### WRITTEN TASK
Copy exactly, please, the lines of the data from its start through the line containing "import plotly.graph_objects as go".
━━━ DATASET SECTION ━━━
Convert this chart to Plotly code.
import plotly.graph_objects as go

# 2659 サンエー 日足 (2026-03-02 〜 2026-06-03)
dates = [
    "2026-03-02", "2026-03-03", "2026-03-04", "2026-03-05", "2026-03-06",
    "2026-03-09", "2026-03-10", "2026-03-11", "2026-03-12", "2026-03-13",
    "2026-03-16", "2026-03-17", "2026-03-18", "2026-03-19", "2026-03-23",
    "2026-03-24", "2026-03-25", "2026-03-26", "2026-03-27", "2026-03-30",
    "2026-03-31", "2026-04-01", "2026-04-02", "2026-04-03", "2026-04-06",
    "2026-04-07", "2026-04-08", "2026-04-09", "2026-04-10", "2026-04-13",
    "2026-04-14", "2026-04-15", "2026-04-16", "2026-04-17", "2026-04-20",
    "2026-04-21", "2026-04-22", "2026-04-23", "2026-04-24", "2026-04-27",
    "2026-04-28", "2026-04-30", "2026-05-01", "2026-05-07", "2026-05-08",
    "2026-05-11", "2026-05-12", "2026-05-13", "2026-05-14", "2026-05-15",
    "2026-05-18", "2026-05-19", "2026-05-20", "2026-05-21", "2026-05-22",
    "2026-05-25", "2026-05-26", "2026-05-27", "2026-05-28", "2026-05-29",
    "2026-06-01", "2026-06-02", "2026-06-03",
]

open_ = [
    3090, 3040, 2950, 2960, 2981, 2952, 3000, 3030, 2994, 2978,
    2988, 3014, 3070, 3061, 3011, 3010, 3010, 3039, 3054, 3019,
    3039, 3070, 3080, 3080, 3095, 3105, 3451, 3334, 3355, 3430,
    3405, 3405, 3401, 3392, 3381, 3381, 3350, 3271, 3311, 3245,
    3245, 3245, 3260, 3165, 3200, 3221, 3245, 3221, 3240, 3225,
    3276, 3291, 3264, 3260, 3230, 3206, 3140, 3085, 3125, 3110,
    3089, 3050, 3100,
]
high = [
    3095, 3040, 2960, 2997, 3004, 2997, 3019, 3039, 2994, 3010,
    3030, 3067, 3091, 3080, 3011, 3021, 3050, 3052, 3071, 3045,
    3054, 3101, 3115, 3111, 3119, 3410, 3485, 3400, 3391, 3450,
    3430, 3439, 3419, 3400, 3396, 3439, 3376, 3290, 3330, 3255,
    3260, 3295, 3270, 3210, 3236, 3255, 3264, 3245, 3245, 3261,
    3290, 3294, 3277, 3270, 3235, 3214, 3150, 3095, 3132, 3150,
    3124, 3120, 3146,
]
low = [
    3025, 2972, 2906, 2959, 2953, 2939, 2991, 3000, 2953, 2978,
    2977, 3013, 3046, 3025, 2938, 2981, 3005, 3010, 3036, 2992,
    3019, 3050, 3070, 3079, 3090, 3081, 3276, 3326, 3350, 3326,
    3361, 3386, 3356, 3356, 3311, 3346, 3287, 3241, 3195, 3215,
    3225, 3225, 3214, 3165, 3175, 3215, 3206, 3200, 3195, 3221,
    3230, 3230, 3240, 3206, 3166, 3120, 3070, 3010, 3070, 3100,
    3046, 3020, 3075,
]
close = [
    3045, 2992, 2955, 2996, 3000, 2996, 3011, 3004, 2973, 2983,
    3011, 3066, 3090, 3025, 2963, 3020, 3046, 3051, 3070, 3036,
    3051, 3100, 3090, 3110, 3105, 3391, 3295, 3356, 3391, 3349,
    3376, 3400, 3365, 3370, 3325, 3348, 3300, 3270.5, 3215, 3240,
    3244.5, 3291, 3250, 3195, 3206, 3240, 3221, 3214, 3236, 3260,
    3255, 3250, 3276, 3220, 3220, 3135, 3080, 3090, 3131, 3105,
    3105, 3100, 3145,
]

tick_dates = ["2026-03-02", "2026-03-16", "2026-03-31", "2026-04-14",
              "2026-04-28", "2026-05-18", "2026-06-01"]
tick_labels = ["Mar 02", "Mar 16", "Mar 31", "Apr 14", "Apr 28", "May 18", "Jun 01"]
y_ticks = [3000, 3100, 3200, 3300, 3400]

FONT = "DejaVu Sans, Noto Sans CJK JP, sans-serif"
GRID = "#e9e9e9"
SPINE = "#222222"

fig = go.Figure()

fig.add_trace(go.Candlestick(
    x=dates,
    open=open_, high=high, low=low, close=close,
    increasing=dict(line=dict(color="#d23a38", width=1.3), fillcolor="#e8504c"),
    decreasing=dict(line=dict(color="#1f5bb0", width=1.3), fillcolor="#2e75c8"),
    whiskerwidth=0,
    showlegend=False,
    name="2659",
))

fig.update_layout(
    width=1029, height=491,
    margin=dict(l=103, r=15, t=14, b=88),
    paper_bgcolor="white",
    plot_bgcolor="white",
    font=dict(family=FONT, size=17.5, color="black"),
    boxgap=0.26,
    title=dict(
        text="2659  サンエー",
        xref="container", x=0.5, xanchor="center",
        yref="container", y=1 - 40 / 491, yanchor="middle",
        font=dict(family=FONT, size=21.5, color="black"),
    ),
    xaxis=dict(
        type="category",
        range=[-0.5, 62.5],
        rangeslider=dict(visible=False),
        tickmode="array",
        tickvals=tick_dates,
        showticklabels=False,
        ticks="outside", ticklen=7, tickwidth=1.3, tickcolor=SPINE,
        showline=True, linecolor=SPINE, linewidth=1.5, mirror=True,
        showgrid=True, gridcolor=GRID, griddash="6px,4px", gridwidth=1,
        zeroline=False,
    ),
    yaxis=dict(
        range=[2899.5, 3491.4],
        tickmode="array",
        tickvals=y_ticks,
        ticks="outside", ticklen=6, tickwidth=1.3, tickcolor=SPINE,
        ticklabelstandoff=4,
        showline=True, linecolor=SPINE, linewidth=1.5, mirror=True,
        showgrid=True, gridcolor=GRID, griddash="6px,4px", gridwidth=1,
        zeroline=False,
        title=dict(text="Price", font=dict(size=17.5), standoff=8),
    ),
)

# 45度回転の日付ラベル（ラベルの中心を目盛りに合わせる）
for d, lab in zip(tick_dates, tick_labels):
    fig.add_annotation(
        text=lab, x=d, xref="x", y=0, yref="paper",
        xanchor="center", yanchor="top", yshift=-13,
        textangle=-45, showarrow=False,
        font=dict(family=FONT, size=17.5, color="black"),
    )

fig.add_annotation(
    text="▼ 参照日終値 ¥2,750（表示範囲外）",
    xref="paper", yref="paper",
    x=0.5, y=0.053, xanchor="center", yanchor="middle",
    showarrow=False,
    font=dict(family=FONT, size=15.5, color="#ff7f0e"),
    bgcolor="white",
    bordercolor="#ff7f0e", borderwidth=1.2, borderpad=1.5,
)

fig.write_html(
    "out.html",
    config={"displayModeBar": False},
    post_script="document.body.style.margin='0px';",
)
━━━
### OUTPUT
Convert this chart to Plotly code.
import plotly.graph_objects as go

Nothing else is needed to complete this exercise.